Tenture des Eléments: l’Ether

I’ve always had a particular interest in archives, images and existing works, in bringing them out of their slumber, offering them alternative readings, intervening in them, working with them, putting them back into the present.

My tapestry of the Elements: l’ Ether is part of a transhistorical approach that underpins my artistic practice.
I chose Charles Le Brun’s famous tapestry series of the Four Elements (1680) as the inspiration for my work.
My interest in these art works was aroused not only by their high aesthetic quality, but also because this series seemed to me to be incomplete.

The fifth element, the ether, which was much discussed at the time these tapestries were created, is missing from the series.
The uncertainties surrounding the nature of ether fascinate me.
So I set myself the challenge of representing it by combining the resources available to Charles Le Brun at the time with a contemporary artistic approach.

Since ancient times, philosophers and physicists have pondered the question of the ether.
At the time of the creation of the tapestry series of the Four Elements, the ether was at the centre of discussions and research.
In his Principia Philosophia (1644), René Descartes drew and described it extensively. Descartes rejected the possibility of an absolute vacuum, and described the ether as a subtle matter made up of tiny transparent globules, filling space and enabling the transmission of gravitational force and the propagation of light through space. The philosopher thus developed the mechanics of vortices, or vortexes, explaining the movement of the planets in terms of large swirls of ether.

The impact of Descartes’ thought on his contemporaries was the reason I chose to select one of his drawings illustrating ether vortexes, taken from his Principia Philosophia. Using reproductions of the ‘Tentures des Eléments’ from the database of the Mobilier national, I selected my favourite elements to make a collage, which I then superimposed onto Descartes’s drawing of ether vortexes.

Before 1680 and the completion of the tapestries at the Gobelins manufactory, Isaac Newton joined the discussions on the ether and reacted to Descartes’ work. For him, the ether did exist, but whereas Descartes claimed to understand it, Newton evoked it more as a demiurge fluid, enveloping everything and inaccessible to human understanding.

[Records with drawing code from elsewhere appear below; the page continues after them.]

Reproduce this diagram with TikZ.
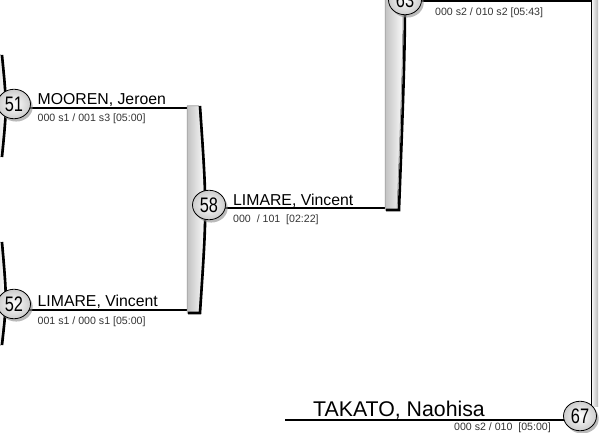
\documentclass[tikz,border=0pt]{standalone}
\usepackage{fontspec}
\setmainfont{Liberation Sans}
\usetikzlibrary{shapes.geometric,shadows,backgrounds}

\newcommand{\mnum}[1]{\scalebox{0.78}[1]{#1}}

\begin{document}
\begin{tikzpicture}[x=1pt, y=-1pt, % Pixelraster, y nach unten
  nr/.style={ellipse, draw=black, line width=0.8pt, minimum width=33pt, minimum height=29.5pt,
    inner sep=0pt, shading=radial, inner color=white, outer color=black!20,
    drop shadow={shadow xshift=2.2pt, shadow yshift=-2.8pt, fill=black!45, opacity=0.6},
    font=\fontsize{21}{21}\selectfont},
  wire/.style={line width=1.8pt},
  player/.style={anchor=base west, inner sep=0pt, font=\fontsize{15.8}{16}\selectfont},
  score/.style={anchor=base west, inner sep=0pt, text=black!80, font=\fontsize{10.6}{11}\selectfont},
  bar/.style={left color=black!24, right color=white, draw=black!45, line width=0.5pt},
  rim/.style={line width=2.6pt}]

  \useasboundingbox (0,0) rectangle (605,433);

  % Balken links (angeschnitten)
  \fill[bar] (-12,55) -- (1,55) .. controls (6,106) .. (1,157) -- (-12,157) -- cycle;
  \draw[rim] (2,55) .. controls (7,106) .. (2,157);
  \fill[bar] (-12,242) -- (1,242) .. controls (6,300) .. (1,345) -- (-12,345) -- cycle;
  \draw[rim] (2,242) .. controls (7,300) .. (2,345);

  % Balken Spiel 58
  \fill[bar] (187,106) -- (199,106) .. controls (206,208) .. (199,313) -- (187,313) -- cycle;
  \draw[rim] (200,106) .. controls (207,208) .. (200,313) -- (188,313);

  % Balken Spiel 63
  \fill[bar] (385,-205) -- (397,-205) .. controls (405,1) .. (397,210) -- (385,210) -- cycle;
  \draw[rim] (399,-205) .. controls (407,1) .. (399,210) -- (386,210);

  % Balken Spiel 67
  \fill[left color=white, right color=black!28] (591,-5) rectangle (598,406);
  \draw[line width=1pt] (591,0) -- (591,406);

  % Spielnummern
  \node[nr] (m51) at (14,104) {\mnum{51}};
  \node[nr] (m52) at (14,304) {\mnum{52}};
  \node[nr] (m58) at (209,205) {\mnum{58}};
  \node[nr] (m63) at (405,0) {\mnum{63}};
  \node[nr] (m67) at (580,416) {\mnum{67}};

  % Anschlusspunkte
  \coordinate (j51) at (188,108);
  \coordinate (j52) at (188,310);
  \coordinate (j58) at (386,208);
  \coordinate (j63) at (595,1);
  \coordinate (t67) at (285,420);

  % Linien unter den Kreisen
  \begin{scope}[on background layer]
    \draw[wire] (m51.center |- j51) -- (j51);
    \draw[wire] (m52.center |- j52) -- (j52);
    \draw[wire] (m58.center |- j58) -- (j58);
    \draw[wire] (m63.center |- j63) -- (j63);
    \draw[wire] (t67) -- (m67.center |- t67);
  \end{scope}

  % Namen und Ergebnisse
  \node[player] (n51) at (37.5,105) {MOOREN, Jeroen};
  \node[score] (s51) at (37.5,122) {000 s1 / 001 s3 [05:00]};
  \node[player] (n52) at (37.5,306) {LIMARE, Vincent};
  \node[score] (s52) at (37.5,324) {001 s1 / 000 s1 [05:00]};
  \node[player] (n58) at (233,205) {LIMARE, Vincent};
  \node[score] (s58) at (233,222) {000 \ / 101 \ [02:22]};
  \node[score] (s63) at (435,15.5) {000 s2 / 010 s2 [05:43]};
  \node[player, font=\fontsize{21.3}{22}\selectfont] (n67) at (313,416) {TAKATO, Naohisa};
  \node[score, anchor=base east] (s67) at (551,430) {000 s2 / 010 \ [05:00]};

\end{tikzpicture}
\end{document}
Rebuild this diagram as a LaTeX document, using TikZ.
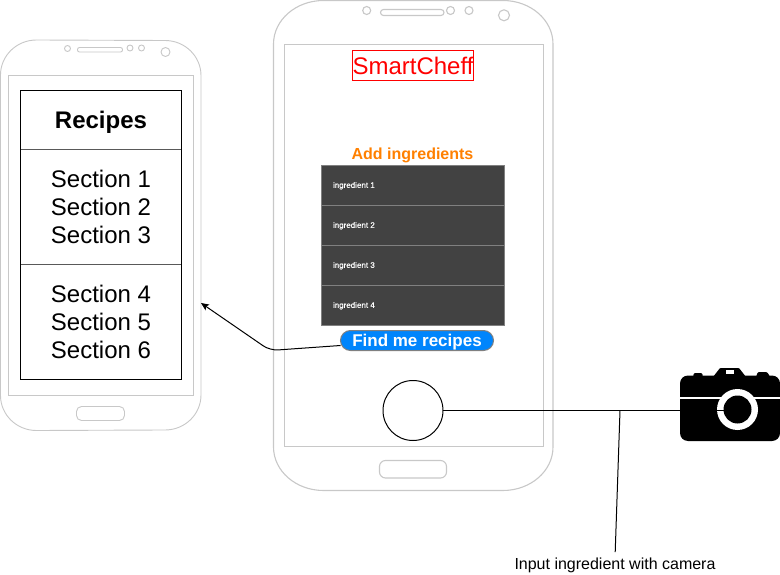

The ether is, but above all it is uncertain, impalpable and unfathomable.

In order to express the inaccessibility and uncertainties associated with the ether, I let chance determine the presence or absence, the position and orientation of the elements I had selected from the ‘Tentures of the Elements’.

The result is an image where chance and uncertainty reign. I opted for randomness to interpret in a contemporary way the questions raised by the ether, which are still relevant today, about the nature of the void.

The borders are made up of daisy-chained elements from each of the four existing tapestries.
They are hollowed out so that Descartes’ drawing of the ether can envelop them, as anything would be enveloped by the ether.

In order to highlight Charles Le Brun’s contemporary beliefs, the luminiferous character of the ether, i.e. its ability to propagate light, was reflected in the use of gold and copper-coloured Lurex threads, as well as fluorescent and phosphorescent threads. The latter, revealing themselves in the dark, will make it possible to visualise the ether.